The ratio of the customers who have purchased more than once from you to the total number of your customers the Repeat Customer Rate or RCR.

The metric indicates customer loyalty and their trust in your brand.

You might be putting in a lot of effort in driving traffic and acquiring new customers, but if your old customers are not buying from you again, your business is not going to grow.

Offer discounts, coupons, free shipping, and so on, to your existing customers to make them feel special and show them that you value them.

Repeat business is the key to growth for any business, and you need to make sure you are providing your customers an experience that makes them want to come back.

10. Customer Lifetime Value (CLV)

In simple words, Customer Lifetime Value or CLV is the total revenue that you’d earn from a customer.
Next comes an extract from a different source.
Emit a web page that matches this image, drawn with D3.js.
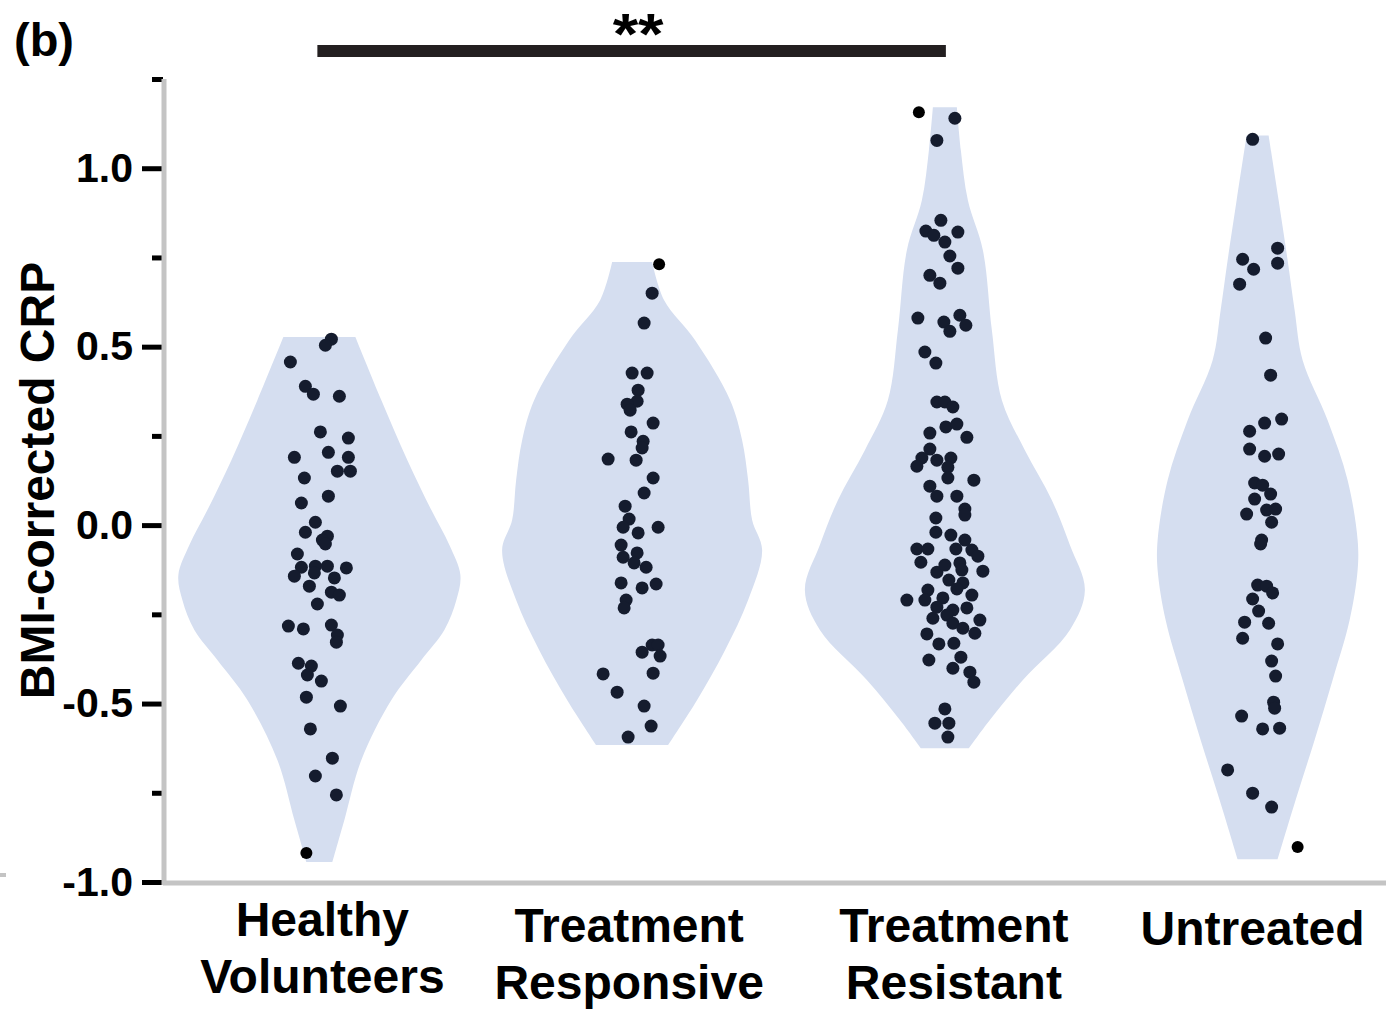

Now if a customer is having a good experience with your business, they will keep purchasing from you and keep adding to the revenue you earn from them.
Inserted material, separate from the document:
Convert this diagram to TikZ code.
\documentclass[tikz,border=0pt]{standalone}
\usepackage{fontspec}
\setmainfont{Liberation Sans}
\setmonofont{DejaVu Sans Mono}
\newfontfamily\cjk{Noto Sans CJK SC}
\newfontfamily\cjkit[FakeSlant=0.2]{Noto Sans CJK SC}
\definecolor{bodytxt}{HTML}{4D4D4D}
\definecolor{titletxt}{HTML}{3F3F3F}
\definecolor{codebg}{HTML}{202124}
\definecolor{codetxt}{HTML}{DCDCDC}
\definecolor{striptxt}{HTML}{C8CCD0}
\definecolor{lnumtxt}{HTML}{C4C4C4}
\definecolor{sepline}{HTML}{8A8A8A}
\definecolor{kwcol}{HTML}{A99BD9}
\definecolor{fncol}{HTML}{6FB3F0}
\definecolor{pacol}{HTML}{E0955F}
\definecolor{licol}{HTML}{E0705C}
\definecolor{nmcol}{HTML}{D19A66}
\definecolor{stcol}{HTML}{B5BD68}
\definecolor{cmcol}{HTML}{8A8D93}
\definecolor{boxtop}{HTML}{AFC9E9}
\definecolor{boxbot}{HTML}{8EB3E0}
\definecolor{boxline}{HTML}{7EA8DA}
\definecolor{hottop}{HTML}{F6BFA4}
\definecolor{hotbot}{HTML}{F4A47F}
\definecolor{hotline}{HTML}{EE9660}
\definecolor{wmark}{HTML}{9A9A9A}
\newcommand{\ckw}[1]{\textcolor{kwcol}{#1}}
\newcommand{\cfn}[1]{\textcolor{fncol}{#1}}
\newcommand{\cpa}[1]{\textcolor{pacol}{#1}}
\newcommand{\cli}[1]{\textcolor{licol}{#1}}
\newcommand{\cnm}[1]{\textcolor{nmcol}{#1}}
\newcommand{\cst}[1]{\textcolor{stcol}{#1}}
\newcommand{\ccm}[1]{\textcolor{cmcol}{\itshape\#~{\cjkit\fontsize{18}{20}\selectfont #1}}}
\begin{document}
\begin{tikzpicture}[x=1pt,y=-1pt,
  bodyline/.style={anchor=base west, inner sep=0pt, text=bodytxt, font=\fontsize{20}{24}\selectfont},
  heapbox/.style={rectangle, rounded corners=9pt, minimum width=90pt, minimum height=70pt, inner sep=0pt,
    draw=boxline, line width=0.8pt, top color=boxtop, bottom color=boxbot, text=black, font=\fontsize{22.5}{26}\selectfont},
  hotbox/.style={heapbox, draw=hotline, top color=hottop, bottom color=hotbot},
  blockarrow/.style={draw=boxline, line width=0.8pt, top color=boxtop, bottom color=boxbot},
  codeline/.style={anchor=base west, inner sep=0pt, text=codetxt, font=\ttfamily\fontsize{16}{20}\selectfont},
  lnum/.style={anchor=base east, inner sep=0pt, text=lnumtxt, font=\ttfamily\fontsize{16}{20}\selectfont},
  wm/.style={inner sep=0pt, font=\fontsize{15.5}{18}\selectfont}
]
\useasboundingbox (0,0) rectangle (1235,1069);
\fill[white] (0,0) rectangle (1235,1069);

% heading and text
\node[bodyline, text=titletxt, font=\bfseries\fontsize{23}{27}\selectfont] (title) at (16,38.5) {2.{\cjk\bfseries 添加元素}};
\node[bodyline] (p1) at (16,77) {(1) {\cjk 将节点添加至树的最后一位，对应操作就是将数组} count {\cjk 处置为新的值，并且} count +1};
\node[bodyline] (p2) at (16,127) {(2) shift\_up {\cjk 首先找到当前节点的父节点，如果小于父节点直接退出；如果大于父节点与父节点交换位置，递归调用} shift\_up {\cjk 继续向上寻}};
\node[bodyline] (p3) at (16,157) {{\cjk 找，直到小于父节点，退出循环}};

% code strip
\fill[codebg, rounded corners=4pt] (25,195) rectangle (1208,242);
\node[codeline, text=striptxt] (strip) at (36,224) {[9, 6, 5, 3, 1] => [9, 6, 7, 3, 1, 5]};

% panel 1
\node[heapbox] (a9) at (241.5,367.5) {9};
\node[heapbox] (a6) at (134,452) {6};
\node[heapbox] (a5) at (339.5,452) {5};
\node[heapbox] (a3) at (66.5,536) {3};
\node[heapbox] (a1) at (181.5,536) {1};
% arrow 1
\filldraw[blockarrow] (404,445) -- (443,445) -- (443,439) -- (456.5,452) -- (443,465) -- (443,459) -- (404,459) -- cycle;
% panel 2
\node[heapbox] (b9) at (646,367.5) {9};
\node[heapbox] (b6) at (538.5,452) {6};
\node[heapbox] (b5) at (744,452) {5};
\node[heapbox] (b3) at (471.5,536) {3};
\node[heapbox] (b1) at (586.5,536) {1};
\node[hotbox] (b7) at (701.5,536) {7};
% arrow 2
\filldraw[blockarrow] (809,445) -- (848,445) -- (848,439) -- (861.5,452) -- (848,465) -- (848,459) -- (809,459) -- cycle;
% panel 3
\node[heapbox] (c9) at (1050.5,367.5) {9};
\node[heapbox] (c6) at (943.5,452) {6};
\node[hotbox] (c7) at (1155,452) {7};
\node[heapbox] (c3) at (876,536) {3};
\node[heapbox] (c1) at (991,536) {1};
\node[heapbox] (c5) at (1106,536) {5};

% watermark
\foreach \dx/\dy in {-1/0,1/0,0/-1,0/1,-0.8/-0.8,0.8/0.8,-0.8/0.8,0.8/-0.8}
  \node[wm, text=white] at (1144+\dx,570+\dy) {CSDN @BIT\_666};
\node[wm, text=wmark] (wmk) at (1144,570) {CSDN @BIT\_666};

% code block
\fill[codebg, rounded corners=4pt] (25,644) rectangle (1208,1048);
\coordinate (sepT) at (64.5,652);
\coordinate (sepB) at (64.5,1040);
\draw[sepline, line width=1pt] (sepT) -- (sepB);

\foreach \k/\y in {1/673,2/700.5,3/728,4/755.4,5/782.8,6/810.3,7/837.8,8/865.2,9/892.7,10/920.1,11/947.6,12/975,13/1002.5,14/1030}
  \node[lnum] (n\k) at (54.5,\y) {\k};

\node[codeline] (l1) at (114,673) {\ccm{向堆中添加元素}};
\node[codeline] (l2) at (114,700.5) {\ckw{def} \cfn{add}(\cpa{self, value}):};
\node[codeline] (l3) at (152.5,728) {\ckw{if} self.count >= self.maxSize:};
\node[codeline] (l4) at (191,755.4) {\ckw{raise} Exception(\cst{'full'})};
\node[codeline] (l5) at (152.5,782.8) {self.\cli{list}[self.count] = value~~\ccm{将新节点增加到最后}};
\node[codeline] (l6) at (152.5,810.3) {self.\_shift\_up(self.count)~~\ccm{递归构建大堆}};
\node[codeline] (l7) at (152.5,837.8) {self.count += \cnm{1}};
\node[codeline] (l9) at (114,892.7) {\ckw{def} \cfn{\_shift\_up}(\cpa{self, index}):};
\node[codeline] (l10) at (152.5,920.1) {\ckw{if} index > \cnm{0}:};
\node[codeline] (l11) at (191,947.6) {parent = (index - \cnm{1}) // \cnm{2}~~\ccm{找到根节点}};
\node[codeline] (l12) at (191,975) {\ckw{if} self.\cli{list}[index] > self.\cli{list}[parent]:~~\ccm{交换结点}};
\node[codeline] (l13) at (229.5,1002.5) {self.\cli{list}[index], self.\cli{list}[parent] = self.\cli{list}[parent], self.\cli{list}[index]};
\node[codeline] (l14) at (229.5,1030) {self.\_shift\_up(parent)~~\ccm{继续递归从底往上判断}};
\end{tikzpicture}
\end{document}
On the contrary, when customers are unhappy, they’d just leave your business after one purchase or a couple of more purchases.
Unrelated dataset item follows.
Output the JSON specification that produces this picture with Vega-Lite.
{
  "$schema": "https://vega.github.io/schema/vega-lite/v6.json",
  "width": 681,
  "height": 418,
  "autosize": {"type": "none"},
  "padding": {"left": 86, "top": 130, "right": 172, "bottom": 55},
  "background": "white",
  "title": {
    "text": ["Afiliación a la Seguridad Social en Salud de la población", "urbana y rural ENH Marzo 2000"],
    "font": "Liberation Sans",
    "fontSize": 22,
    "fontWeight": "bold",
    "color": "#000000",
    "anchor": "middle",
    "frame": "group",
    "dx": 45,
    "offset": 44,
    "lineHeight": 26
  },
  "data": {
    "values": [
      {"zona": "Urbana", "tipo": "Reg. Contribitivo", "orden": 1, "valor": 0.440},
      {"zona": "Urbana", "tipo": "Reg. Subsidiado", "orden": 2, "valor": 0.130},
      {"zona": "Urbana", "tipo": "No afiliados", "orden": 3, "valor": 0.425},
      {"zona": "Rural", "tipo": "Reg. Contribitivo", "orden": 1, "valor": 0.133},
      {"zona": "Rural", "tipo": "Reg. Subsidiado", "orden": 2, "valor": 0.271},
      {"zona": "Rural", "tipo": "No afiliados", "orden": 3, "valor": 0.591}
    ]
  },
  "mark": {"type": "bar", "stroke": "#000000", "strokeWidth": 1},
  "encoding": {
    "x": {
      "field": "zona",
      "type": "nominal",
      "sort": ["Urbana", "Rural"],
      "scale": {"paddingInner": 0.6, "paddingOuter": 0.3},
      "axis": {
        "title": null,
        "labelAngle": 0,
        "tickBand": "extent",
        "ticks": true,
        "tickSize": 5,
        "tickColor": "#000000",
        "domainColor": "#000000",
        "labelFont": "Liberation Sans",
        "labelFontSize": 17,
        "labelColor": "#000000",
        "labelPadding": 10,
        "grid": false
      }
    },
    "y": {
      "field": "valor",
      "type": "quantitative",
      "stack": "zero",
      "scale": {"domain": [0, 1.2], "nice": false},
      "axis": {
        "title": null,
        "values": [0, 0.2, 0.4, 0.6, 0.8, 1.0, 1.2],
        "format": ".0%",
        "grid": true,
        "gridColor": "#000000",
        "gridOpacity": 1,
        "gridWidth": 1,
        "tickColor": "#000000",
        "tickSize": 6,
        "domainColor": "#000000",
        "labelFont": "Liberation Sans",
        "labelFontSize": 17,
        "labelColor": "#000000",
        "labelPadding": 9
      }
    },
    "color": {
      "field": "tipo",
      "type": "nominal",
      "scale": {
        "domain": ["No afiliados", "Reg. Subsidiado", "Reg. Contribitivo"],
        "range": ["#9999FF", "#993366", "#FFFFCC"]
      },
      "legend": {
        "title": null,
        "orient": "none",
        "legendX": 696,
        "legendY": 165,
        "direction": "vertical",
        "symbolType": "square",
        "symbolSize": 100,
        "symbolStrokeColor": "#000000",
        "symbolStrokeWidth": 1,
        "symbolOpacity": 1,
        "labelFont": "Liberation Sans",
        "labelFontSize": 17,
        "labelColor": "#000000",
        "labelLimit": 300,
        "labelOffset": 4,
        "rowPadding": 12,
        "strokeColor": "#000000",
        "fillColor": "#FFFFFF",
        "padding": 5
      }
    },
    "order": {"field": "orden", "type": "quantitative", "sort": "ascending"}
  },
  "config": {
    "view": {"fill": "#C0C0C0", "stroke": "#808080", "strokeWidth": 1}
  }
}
A high CLV would indicate a consistent and positive customer experience that leads to customer loyalty and vice versa.

11. Customer Satisfaction (CSAT)

As the name suggests, CSAT tells you how much your customers are satisfied with your service. You can get to know it through a survey that you ask your customers to fill for you.

You can send this survey after a purchase is completed or a support interaction is done.

They can rate their satisfaction level from 0 to 5, or in terms, like they’re “not satisfied”, “fairly satisfied”, or “very satisfied”.

The answer would depend on the experience the customer had on your site. If they had to fill in too much unnecessary information or if they had to face a long wait time before speaking to your customer executive, they wouldn’t be so happy.

A great way to boost your CSAT score is by offering live chat assistance on the eCommerce store.

12. Churn Rate

Churn Rate calculates the percentage of customers who did not make a repeat purchase and is like the opposite of RCR.

It’s calculated by dividing the number of lost customers by the number of active customers for a given period.

There could be a couple of reasons for a customer to not make repeat purchases with you, and customer experience is one of them.

If the customer is not happy or satisfied, they will definitely leave your store and not come back again.

13. Average Handling Time

Average Handling Time is the average amount of time taken by your company to resolve customer queries from start to end.

This could include the time spent interacting with the customers in any way, be it on calls, chat, emails, etc., and even the time between the interactions.

If your average handling time is less, the customers would end up happy and satisfied, and come back to you again.

Final Thoughts

Customer service and support are multifaceted, and the teams deal with countless requests and queries of all nature.

The information and data you from this team can help you better your product offering and your marketing campaigns.

With the customer experience metrics mentioned above, you can not only improve the customer experience levels of your eCommerce business but also gain a deeper understanding of what steps need to be taken in order to improve your products and improve as a business.